## Written exercise
For the copy, please give all of the data again exactly and leave the pictures out.

## Dataset extract
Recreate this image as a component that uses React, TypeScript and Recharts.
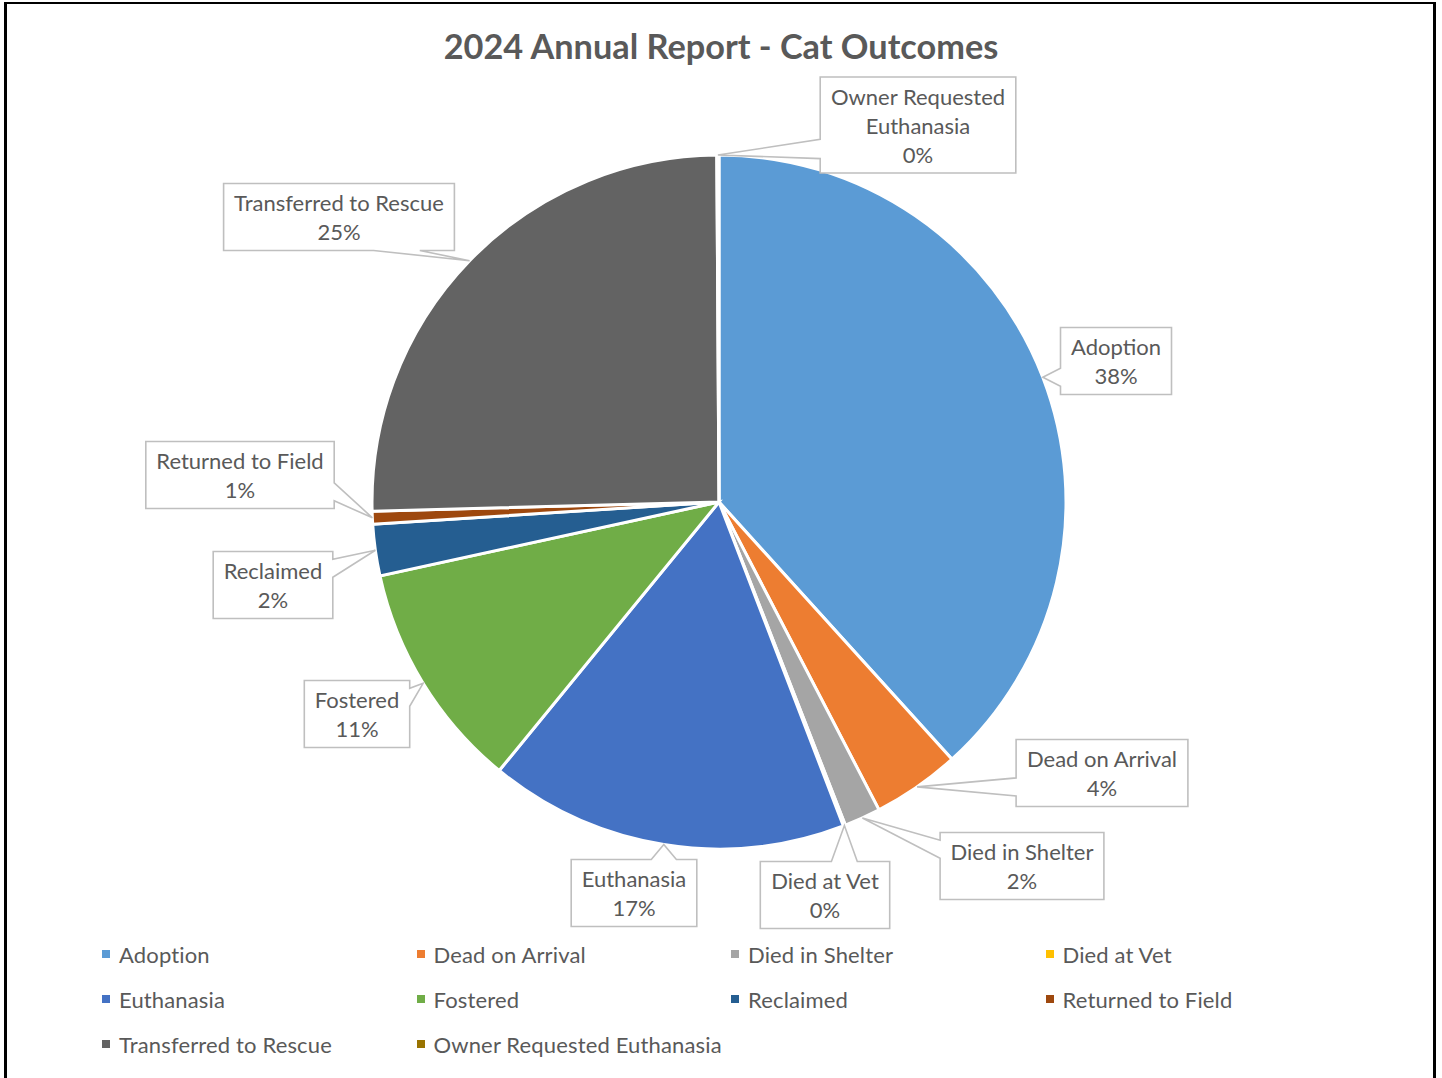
import { PieChart, Pie, Cell, Legend } from "recharts"

const categories = [
  "Adoption",
  "Dead on Arrival",
  "Died in Shelter",
  "Died at Vet",
  "Euthanasia",
  "Fostered",
  "Reclaimed",
  "Returned to Field",
  "Transferred to Rescue",
  "Owner Requested Euthanasia",
]
const outcomeCounts = [384, 41, 17, 1, 168, 107, 24, 6, 254, 1]
const sliceColors = [
  "#5B9BD5",
  "#ED7D31",
  "#A5A5A5",
  "#FFC000",
  "#4472C4",
  "#70AD47",
  "#255E91",
  "#9E480E",
  "#636363",
  "#997300",
]

const TITLE = "2024 Annual Report - Cat Outcomes"

// where each callout box sits, relative to the pie centre (dragged by hand in the original)
const calloutOffsets: [number, number][] = [
  [397, -141],
  [383, 271],
  [303, 364],
  [106, 393],
  [-85, 391],
  [-362, 212],
  [-446, 83],
  [-479, -27],
  [-380, -285],
  [199, -377],
]

const FONT = "Lato, 'Open Sans', sans-serif"
const TEXT_COLOR = "#595959"
const LABEL_SIZE = 22
const LINE_H = 29

const tableData = categories.map((name, i) => ({ name, value: outcomeCounts[i], fill: sliceColors[i] }))

let measureCtx: CanvasRenderingContext2D | null = null
function textWidth(text: string, size = LABEL_SIZE) {
  if (!measureCtx) measureCtx = document.createElement("canvas").getContext("2d")
  if (!measureCtx) return text.length * size * 0.48
  measureCtx.font = `${size}px Lato`
  return measureCtx.measureText(text).width
}

function wrap(text: string, maxW: number) {
  const words = text.split(" ")
  const lines: string[] = []
  let cur = ""
  words.forEach((w) => {
    const next = cur ? cur + " " + w : w
    if (cur && textWidth(next) > maxW) {
      lines.push(cur)
      cur = w
    } else {
      cur = next
    }
  })
  if (cur) lines.push(cur)
  return lines
}

function calloutPath(x0: number, y0: number, w: number, h: number, tx: number, ty: number) {
  const x1 = x0 + w
  const y1 = y0 + h
  const ccx = x0 + w / 2
  const ccy = y0 + h / 2
  const dx = tx - ccx
  const dy = ty - ccy
  const horizontal = Math.abs(dx) / w > Math.abs(dy) / h
  let side = ""
  if (horizontal) side = dx > 0 ? "right" : "left"
  else side = dy > 0 ? "bottom" : "top"

  const base = (len: number, off: number, start: number) => {
    const c = start + len / 2 + Math.max(-0.25 * len, Math.min(0.25 * len, off))
    const hw = Math.max(9, 0.1 * len)
    return [c - hw, c + hw]
  }

  const pts: [number, number][] = [[x0, y0]]
  if (side === "top") {
    const [a, b] = base(w, dx, x0)
    pts.push([a, y0], [tx, ty], [b, y0])
  }
  pts.push([x1, y0])
  if (side === "right") {
    const [a, b] = base(h, dy, y0)
    pts.push([x1, a], [tx, ty], [x1, b])
  }
  pts.push([x1, y1])
  if (side === "bottom") {
    const [a, b] = base(w, dx, x0)
    pts.push([b, y1], [tx, ty], [a, y1])
  }
  pts.push([x0, y1])
  if (side === "left") {
    const [a, b] = base(h, dy, y0)
    pts.push([x0, b], [tx, ty], [x0, a])
  }
  return "M" + pts.map((p) => p[0].toFixed(1) + "," + p[1].toFixed(1)).join("L") + "Z"
}

const renderCallout = (props: any) => {
  const { cx, cy, midAngle, outerRadius, percent, index } = props
  const RAD = Math.PI / 180
  const tx = cx + outerRadius * Math.cos(-midAngle * RAD)
  const ty = cy + outerRadius * Math.sin(-midAngle * RAD)
  const name = props.name ?? categories[index]
  const lines = [...wrap(name, 230), `${Math.round(percent * 100)}%`]
  const w = Math.max(...lines.map((l) => textWidth(l))) + 21
  const h = lines.length * LINE_H + 9
  const [ox, oy] = calloutOffsets[index]
  const x0 = cx + ox - w / 2
  const y0 = cy + oy - h / 2
  return (
    <g key={`callout-${index}`}>
      <path d={calloutPath(x0, y0, w, h, tx, ty)} fill="#fff" stroke="#BFBFBF" strokeWidth={1.6} />
      {lines.map((l, i) => (
        <text
          key={i}
          x={x0 + w / 2}
          y={y0 + 4.5 + LINE_H * (i + 0.5)}
          textAnchor="middle"
          dominantBaseline="central"
          fontFamily={FONT}
          fontSize={LABEL_SIZE}
          fill={TEXT_COLOR}
        >
          {l}
        </text>
      ))}
    </g>
  )
}

const renderLegend = () => (
  <div
    style={{
      display: "grid",
      gridTemplateColumns: "repeat(4, 314.5px)",
      gridAutoRows: "45px",
      fontFamily: FONT,
      fontSize: LABEL_SIZE,
      color: TEXT_COLOR,
    }}
  >
    {tableData.map((d) => (
      <div key={d.name} style={{ display: "flex", alignItems: "center", whiteSpace: "nowrap" }}>
        <span style={{ width: 8, height: 8, background: d.fill, display: "inline-block", marginRight: 9 }} />
        <span style={{ letterSpacing: 0.15 }}>{d.name}</span>
      </div>
    ))}
  </div>
)

export default function App() {
  return (
    <div style={{ position: "absolute", left: 0, top: 0, width: 1442, height: 1078, background: "#fff", overflow: "hidden" }}>
      <div
        style={{
          position: "absolute",
          left: 4,
          top: 2,
          width: 1426,
          height: 1100,
          borderLeft: "3px solid #000",
          borderRight: "3px solid #000",
          borderTop: "2px solid #000",
        }}
      />
      <div
        style={{
          position: "absolute",
          left: 0,
          top: 26,
          width: 1442,
          textAlign: "center",
          fontFamily: FONT,
          fontWeight: 700,
          fontSize: 34.3,
          color: TEXT_COLOR,
          lineHeight: "40px",
        }}
      >
        {TITLE}
      </div>
      <div style={{ position: "absolute", left: 0, top: 0 }}>
        <PieChart width={1442} height={1078} margin={{ top: 0, right: 0, bottom: 0, left: 0 }}>
          <Pie
            data={tableData}
            dataKey="value"
            nameKey="name"
            cx={719}
            cy={502}
            outerRadius={347}
            startAngle={90}
            endAngle={-270}
            stroke="#fff"
            strokeWidth={3}
            label={renderCallout}
            labelLine={false}
            isAnimationActive={false}
          >
            {tableData.map((d, i) => (
              <Cell key={`cell-${i}`} fill={d.fill} />
            ))}
          </Pie>
          <Legend
            content={renderLegend}
            wrapperStyle={{ position: "absolute", left: 102, top: 931.5, width: 1300, bottom: "auto" }}
          />
        </PieChart>
      </div>
    </div>
  )
}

## Result
Recreate this image as a component that uses React, TypeScript and Recharts.
import { PieChart, Pie, Cell, Legend } from "recharts"

const categories = [
  "Adoption",
  "Dead on Arrival",
  "Died in Shelter",
  "Died at Vet",
  "Euthanasia",
  "Fostered",
  "Reclaimed",
  "Returned to Field",
  "Transferred to Rescue",
  "Owner Requested Euthanasia",
]
const outcomeCounts = [384, 41, 17, 1, 168, 107, 24, 6, 254, 1]
const sliceColors = [
  "#5B9BD5",
  "#ED7D31",
  "#A5A5A5",
  "#FFC000",
  "#4472C4",
  "#70AD47",
  "#255E91",
  "#9E480E",
  "#636363",
  "#997300",
]

const TITLE = "2024 Annual Report - Cat Outcomes"

// where each callout box sits, relative to the pie centre (dragged by hand in the original)
const calloutOffsets: [number, number][] = [
  [397, -141],
  [383, 271],
  [303, 364],
  [106, 393],
  [-85, 391],
  [-362, 212],
  [-446, 83],
  [-479, -27],
  [-380, -285],
  [199, -377],
]

const FONT = "Lato, 'Open Sans', sans-serif"
const TEXT_COLOR = "#595959"
const LABEL_SIZE = 22
const LINE_H = 29

const tableData = categories.map((name, i) => ({ name, value: outcomeCounts[i], fill: sliceColors[i] }))

let measureCtx: CanvasRenderingContext2D | null = null
function textWidth(text: string, size = LABEL_SIZE) {
  if (!measureCtx) measureCtx = document.createElement("canvas").getContext("2d")
  if (!measureCtx) return text.length * size * 0.48
  measureCtx.font = `${size}px Lato`
  return measureCtx.measureText(text).width
}

function wrap(text: string, maxW: number) {
  const words = text.split(" ")
  const lines: string[] = []
  let cur = ""
  words.forEach((w) => {
    const next = cur ? cur + " " + w : w
    if (cur && textWidth(next) > maxW) {
      lines.push(cur)
      cur = w
    } else {
      cur = next
    }
  })
  if (cur) lines.push(cur)
  return lines
}

function calloutPath(x0: number, y0: number, w: number, h: number, tx: number, ty: number) {
  const x1 = x0 + w
  const y1 = y0 + h
  const ccx = x0 + w / 2
  const ccy = y0 + h / 2
  const dx = tx - ccx
  const dy = ty - ccy
  const horizontal = Math.abs(dx) / w > Math.abs(dy) / h
  let side = ""
  if (horizontal) side = dx > 0 ? "right" : "left"
  else side = dy > 0 ? "bottom" : "top"

  const base = (len: number, off: number, start: number) => {
    const c = start + len / 2 + Math.max(-0.25 * len, Math.min(0.25 * len, off))
    const hw = Math.max(9, 0.1 * len)
    return [c - hw, c + hw]
  }

  const pts: [number, number][] = [[x0, y0]]
  if (side === "top") {
    const [a, b] = base(w, dx, x0)
    pts.push([a, y0], [tx, ty], [b, y0])
  }
  pts.push([x1, y0])
  if (side === "right") {
    const [a, b] = base(h, dy, y0)
    pts.push([x1, a], [tx, ty], [x1, b])
  }
  pts.push([x1, y1])
  if (side === "bottom") {
    const [a, b] = base(w, dx, x0)
    pts.push([b, y1], [tx, ty], [a, y1])
  }
  pts.push([x0, y1])
  if (side === "left") {
    const [a, b] = base(h, dy, y0)
    pts.push([x0, b], [tx, ty], [x0, a])
  }
  return "M" + pts.map((p) => p[0].toFixed(1) + "," + p[1].toFixed(1)).join("L") + "Z"
}

const renderCallout = (props: any) => {
  const { cx, cy, midAngle, outerRadius, percent, index } = props
  const RAD = Math.PI / 180
  const tx = cx + outerRadius * Math.cos(-midAngle * RAD)
  const ty = cy + outerRadius * Math.sin(-midAngle * RAD)
  const name = props.name ?? categories[index]
  const lines = [...wrap(name, 230), `${Math.round(percent * 100)}%`]
  const w = Math.max(...lines.map((l) => textWidth(l))) + 21
  const h = lines.length * LINE_H + 9
  const [ox, oy] = calloutOffsets[index]
  const x0 = cx + ox - w / 2
  const y0 = cy + oy - h / 2
  return (
    <g key={`callout-${index}`}>
      <path d={calloutPath(x0, y0, w, h, tx, ty)} fill="#fff" stroke="#BFBFBF" strokeWidth={1.6} />
      {lines.map((l, i) => (
        <text
          key={i}
          x={x0 + w / 2}
          y={y0 + 4.5 + LINE_H * (i + 0.5)}
          textAnchor="middle"
          dominantBaseline="central"
          fontFamily={FONT}
          fontSize={LABEL_SIZE}
          fill={TEXT_COLOR}
        >
          {l}
        </text>
      ))}
    </g>
  )
}

const renderLegend = () => (
  <div
    style={{
      display: "grid",
      gridTemplateColumns: "repeat(4, 314.5px)",
      gridAutoRows: "45px",
      fontFamily: FONT,
      fontSize: LABEL_SIZE,
      color: TEXT_COLOR,
    }}
  >
    {tableData.map((d) => (
      <div key={d.name} style={{ display: "flex", alignItems: "center", whiteSpace: "nowrap" }}>
        <span style={{ width: 8, height: 8, background: d.fill, display: "inline-block", marginRight: 9 }} />
        <span style={{ letterSpacing: 0.15 }}>{d.name}</span>
      </div>
    ))}
  </div>
)

export default function App() {
  return (
    <div style={{ position: "absolute", left: 0, top: 0, width: 1442, height: 1078, background: "#fff", overflow: "hidden" }}>
      <div
        style={{
          position: "absolute",
          left: 4,
          top: 2,
          width: 1426,
          height: 1100,
          borderLeft: "3px solid #000",
          borderRight: "3px solid #000",
          borderTop: "2px solid #000",
        }}
      />
      <div
        style={{
          position: "absolute",
          left: 0,
          top: 26,
          width: 1442,
          textAlign: "center",
          fontFamily: FONT,
          fontWeight: 700,
          fontSize: 34.3,
          color: TEXT_COLOR,
          lineHeight: "40px",
        }}
      >
        {TITLE}
      </div>
      <div style={{ position: "absolute", left: 0, top: 0 }}>
        <PieChart width={1442} height={1078} margin={{ top: 0, right: 0, bottom: 0, left: 0 }}>
          <Pie
            data={tableData}
            dataKey="value"
            nameKey="name"
            cx={719}
            cy={502}
            outerRadius={347}
            startAngle={90}
            endAngle={-270}
            stroke="#fff"
            strokeWidth={3}
            label={renderCallout}
            labelLine={false}
            isAnimationActive={false}
          >
            {tableData.map((d, i) => (
              <Cell key={`cell-${i}`} fill={d.fill} />
            ))}
          </Pie>
          <Legend
            content={renderLegend}
            wrapperStyle={{ position: "absolute", left: 102, top: 931.5, width: 1300, bottom: "auto" }}
          />
        </PieChart>
      </div>
    </div>
  )
}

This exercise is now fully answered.